Migrate data from Doris to AnalyticDB for PostgreSQL

This topic describes how to migrate data from Doris to AnalyticDB for PostgreSQL.

Prerequisites

An Express Connect circuit is created for an on-premises data center. For more information, see Connect an on-premises data center to a VPC by using an Express Connect circuit.
Alibaba Cloud Object Storage Service (OSS) is activated. For more information, see What is OSS?
An OSS bucket is created. For more information, see Create a bucket.
An AnalyticDB for PostgreSQL instance is created. For more information, see Create an instance.

Procedure

Step 1: Create a destination table to store data

Create a destination table in the AnalyticDB for PostgreSQL instance to store Doris data. The destination table must have the same schema as the source table. For information about the syntax, see the "Table creation statements" section of this topic.

Step 2: Import data from Doris to OSS

Doris supports data export to object storage services by using the S3 protocol. OSS also supports the S3 protocol. You can directly upload the required data to OSS. The export capabilities of Doris vary based on different versions.

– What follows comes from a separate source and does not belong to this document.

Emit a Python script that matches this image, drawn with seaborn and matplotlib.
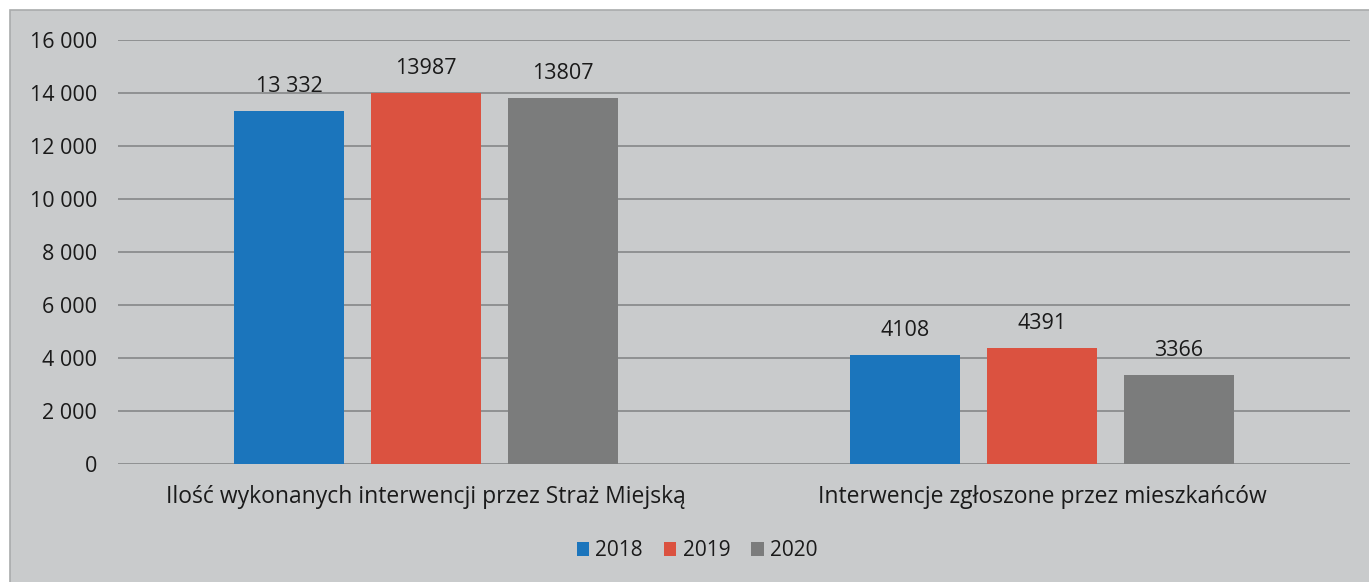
import matplotlib
matplotlib.use("Agg")
import matplotlib.pyplot as plt
from matplotlib.patches import Rectangle
from matplotlib.ticker import FuncFormatter
import pandas as pd
import seaborn as sns

# ------------------------------------------------------------------
# Data
# ------------------------------------------------------------------
categories = [
    "Ilość wykonanych interwencji przez Straż Miejską",
    "Interwencje zgłoszone przez mieszkańców",
]
years = ["2018", "2019", "2020"]
values_2018 = [13332, 4108]
values_2019 = [13987, 4391]
values_2020 = [13807, 3366]
labels_2018 = ["13 332", "4108"]
labels_2019 = ["13987", "4391"]
labels_2020 = ["13807", "3366"]

colours = ["#1b75bc", "#db5240", "#7b7c7c"]
panel_bg = "#c9cbcc"
grid_col = "#8f9192"
text_col = "#1a1a1a"

df = pd.DataFrame({
    "category": categories * 3,
    "year": [y for y in years for _ in categories],
    "value": values_2018 + values_2019 + values_2020,
})

sns.set_theme(style="white")
plt.rcParams["font.family"] = ["Open Sans", "DejaVu Sans"]

fig = plt.figure(figsize=(13.69, 5.82), dpi=100, facecolor="white")
# grey chart area of the scanned page
fig.patches.append(Rectangle(
    (10 / 1369, -0.01), 1.02, 1 - 10 / 582 + 0.01,
    transform=fig.transFigure, facecolor=panel_bg,
    edgecolor="#a9abac", linewidth=1.2, zorder=-10,
))

ax = fig.add_axes([118 / 1369, 1 - 464 / 582, (1350 - 118) / 1369, (464 - 40) / 582])
ax.set_facecolor("none")

sns.barplot(
    data=df, x="category", y="value", hue="year",
    palette=colours, saturation=1, width=0.667, gap=0.2, ax=ax,
    edgecolor="none", legend=True,
)

ax.set_ylim(0, 16000)
ax.set_xlim(-0.5, 1.5)
ax.set_yticks(range(0, 16001, 2000))
ax.yaxis.set_major_formatter(FuncFormatter(lambda v, _: f"{int(v):,}".replace(",", " ")))
ax.grid(axis="y", color=grid_col, linewidth=1.4)
ax.set_axisbelow(True)
for s in ax.spines.values():
    s.set_visible(False)
ax.tick_params(axis="y", length=0, labelsize=15.5, colors=text_col, pad=15)
ax.tick_params(axis="x", length=0, labelsize=16.5, colors=text_col, pad=15)
ax.set_xlabel("")
ax.set_ylabel("")

for cont, labs in zip(ax.containers, [labels_2018, labels_2019, labels_2020]):
    ax.bar_label(cont, labels=labs, padding=10, fontsize=15.5, color=text_col)

ax.legend(
    loc="center", bbox_to_anchor=(0.47, -0.205), ncol=3, frameon=False,
    fontsize=15, handlelength=0.6, handleheight=0.6, handletextpad=0.3,
    columnspacing=1.0, labelcolor=text_col,
)

fig.savefig("out.png", dpi=100, facecolor="white")
plt.close(fig)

In Doris 2.0 and later, you can execute the EXPORT TABLE statement to export data in the CSV, TEXT, ORC, or Parquet format. The Parquet export format of Doris is incompatible with the mainstream Parquet format. Data that contains special characters such as line feeds cannot be exported in the CSV or TEXT format. We recommend that you export data in the ORC format because the ORC format offers a faster export speed.
In Doris 1.2, you can execute the EXPORT TABLE statement to export data only in the CSV format. We recommend that you execute the SELECT INTO OUTFILE statement to export data in the ORC format. This export method offers a slightly slower export speed than the EXPORT TABLE statement but allows you to use the WHERE clause to filter data.

Example

Execute the following statements to export data from Doris 2.0 and Doris 1.2 to OSS:

------ Doris 2.0
EXPORT TABLE s3_test TO "s3://bucket/dir/" 
PROPERTIES (
  "format"="orc"
)
WITH s3 (
    "AWS_ENDPOINT" = "oss-cn-shanghai-internal.aliyuncs.com",
    "AWS_ACCESS_KEY" = "****************",
    "AWS_SECRET_KEY" = "****************",
    "AWS_REGION" = "shanghai"
)
---- Doris 1.2 (with the c column of the DATETIME type)
SELECT a, b, CAST(c AS string) AS c FROM s3_test INTO OUTFILE "s3://bucket/dir/"
FORMAT AS orc
PROPERTIES
(
    "AWS_ENDPOINT" = "oss-cn-shanghai-internal.aliyuncs.com",
    "AWS_ACCESS_KEY" = "****************",
    "AWS_SECRET_KEY" = "****************",
    "AWS_REGION" = "shanghai"
);

Note

If the source table contains columns of the DATETIME type, you can execute only the SELECT INTO FILE statement. This is because DATETIME data exported from Doris is incompatible with mainstream products and must be converted into the STRING type.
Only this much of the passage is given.